Not the monster. Not the jump scare. Not the gore. The editing. The rhythm. The chaos deliberately stitched into the fabric of how the film moves. The discomfort is not in what you see — it is in how it is shown to you. It is in the gap between cuts. The pause that lasts one second too long. The shot that holds when every instinct in your body says cut away.
That is genius. Uncomfortable, unsettling, ₹70-lakh genius.
What This Means for Indian Cinema
RGV pointed out that Obsession has succeeded without depending on the usual commercial elements — no big stars, no grand locations, no lavish production design, no foreign shoots and no top technicians.
And yet here it sits. $179 million. Growing.
RGV said the film has challenged the long-held belief that only big-star, big-budget spectacle films can pull audiences to theatres. “OBSESSION reset that button,” he wrote.
Reset that button. Not nudged it. Not questioned it. Reset it entirely.
For Indian cinema — an industry that has spent years convincing itself that audiences only come for stars, spectacle and scale — this is not just a foreign film doing well at the box office. This is a mirror. And the reflection is uncomfortable.
Because if a film shot in two rooms and a car can earn $179 million — what exactly is the excuse for every bloated, overproduced, underwritten blockbuster that cost 200 crores and delivered nothing?
Obsession stars Michael Johnston as Bear and Inde Navarrette as Nikki. The supernatural horror film follows a man whose wish to win the affection of his longtime crush triggers a series of disturbing events.
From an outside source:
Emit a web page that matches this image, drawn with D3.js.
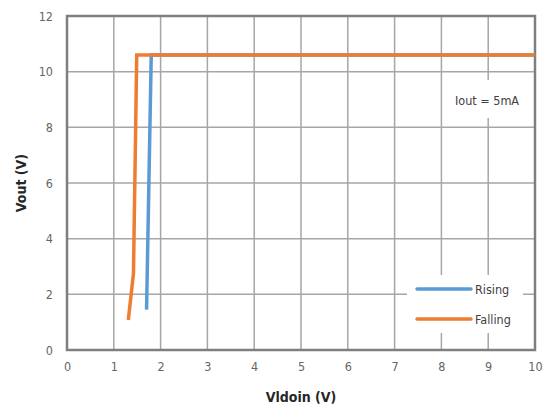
<!DOCTYPE html>
<html><head><meta charset="utf-8">
<script src="https://cdn.jsdelivr.net/npm/d3@7"></script>
<style>
body{margin:0;background:#fff;}
text{font-family:"Liberation Sans Narrow","DejaVu Sans Condensed",sans-serif;}
</style></head>
<body><svg id="c" width="547" height="408"></svg>
<script>
const xTicks=[0,1,2,3,4,5,6,7,8,9,10];
const yTicks=[0,2,4,6,8,10,12];
const risingX=[1.70,1.80,10];
const risingY=[1.45,10.6,10.6];
const fallingX=[1.31,1.42,1.49,10];
const fallingY=[1.08,2.75,10.6,10.6];
const seriesNames=["Rising","Falling"];
const colors=["#5B9BD5","#ED7D31"];
const annotation="Iout = 5mA";

const svg=d3.select("#c");
const L=67,R=535,T=16,B=350;
const x=d3.scaleLinear().domain([0,10]).range([L,R]);
const y=d3.scaleLinear().domain([0,12]).range([B,T]);

// grid
svg.append("g").selectAll("line").data(xTicks).join("line")
 .attr("x1",d=>x(d)).attr("x2",d=>x(d)).attr("y1",T).attr("y2",B)
 .attr("stroke","#a6a6a6").attr("stroke-width",1.5);
svg.append("g").selectAll("line").data(yTicks).join("line")
 .attr("y1",d=>y(d)).attr("y2",d=>y(d)).attr("x1",L).attr("x2",R)
 .attr("stroke","#a6a6a6").attr("stroke-width",1.5);

// axes labels
const xa=svg.append("g").attr("transform",`translate(0,${B})`).call(d3.axisBottom(x).tickValues(xTicks).tickSize(0).tickPadding(12));
const ya=svg.append("g").attr("transform",`translate(${L},0)`).call(d3.axisLeft(y).tickValues(yTicks).tickSize(0).tickPadding(14));
[xa,ya].forEach(a=>{a.select(".domain").remove();a.selectAll("text").attr("font-size",12.5).attr("fill","#666").attr("font-family",'"Liberation Sans Narrow","DejaVu Sans Condensed",sans-serif');});

// frame
svg.append("rect").attr("x",L).attr("y",T).attr("width",R-L).attr("height",B-T)
 .attr("fill","none").attr("stroke","#7f7f7f").attr("stroke-width",2.5);

// annotation box
svg.append("rect").attr("x",446).attr("y",80).attr("width",86).attr("height",38).attr("fill","#fff");
svg.append("text").attr("x",487).attr("y",105).attr("text-anchor","middle").attr("font-size",12.5).attr("fill","#404040").text(annotation);

// legend box
svg.append("rect").attr("x",407).attr("y",275).attr("width",116).attr("height",58).attr("fill","#fff");

const line=d3.line().x(d=>x(d[0])).y(d=>y(d[1]));
const data=[d3.zip(risingX,risingY),d3.zip(fallingX,fallingY)];
data.forEach((d,i)=>{
 svg.append("path").datum(d).attr("d",line).attr("fill","none")
  .attr("stroke",colors[i]).attr("stroke-width",3.5).attr("stroke-linejoin","miter").attr("stroke-linecap","butt");
});

// legend
seriesNames.forEach((n,i)=>{
 const ly=289+i*30;
 svg.append("line").attr("x1",417).attr("x2",471).attr("y1",ly).attr("y2",ly)
  .attr("stroke",colors[i]).attr("stroke-width",3.5).attr("stroke-linecap","round");
 svg.append("text").attr("x",475).attr("y",ly+5).attr("font-size",12.5).attr("fill","#404040").text(n);
});

// titles
svg.append("text").attr("x",301).attr("y",402).attr("text-anchor","middle").attr("font-size",14).attr("font-weight","bold").attr("fill","#262626").text("Vldoin (V)");
svg.append("text").attr("transform",`translate(26,183) rotate(-90)`).attr("text-anchor","middle").attr("font-size",14).attr("font-weight","bold").attr("fill","#262626").text("Vout (V)");
</script></body></html>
The film was released in India on May 29.
The Final Verdict — From the Man Who Knows
“More than the $179 million collection so far with a less than $1 million budget, what needs to be studied even more are the path-breaking edit and sound design techniques, not to forget character design,” RGV concluded.
Study it. Those are the words of Ram Gopal Varma — a man who has been studying cinema his entire life.
Not just watch it. Study it.
Because Obsession is not just a horror film. It is a lesson. A lesson about what cinema actually is, what it can do, and what it does not need in order to be extraordinary.
Two rooms. A car. A shop. ₹70 lakh. $179 million.
The greatest horror in Obsession is not on the screen. It is what it says about everything else playing in the multiplex next door.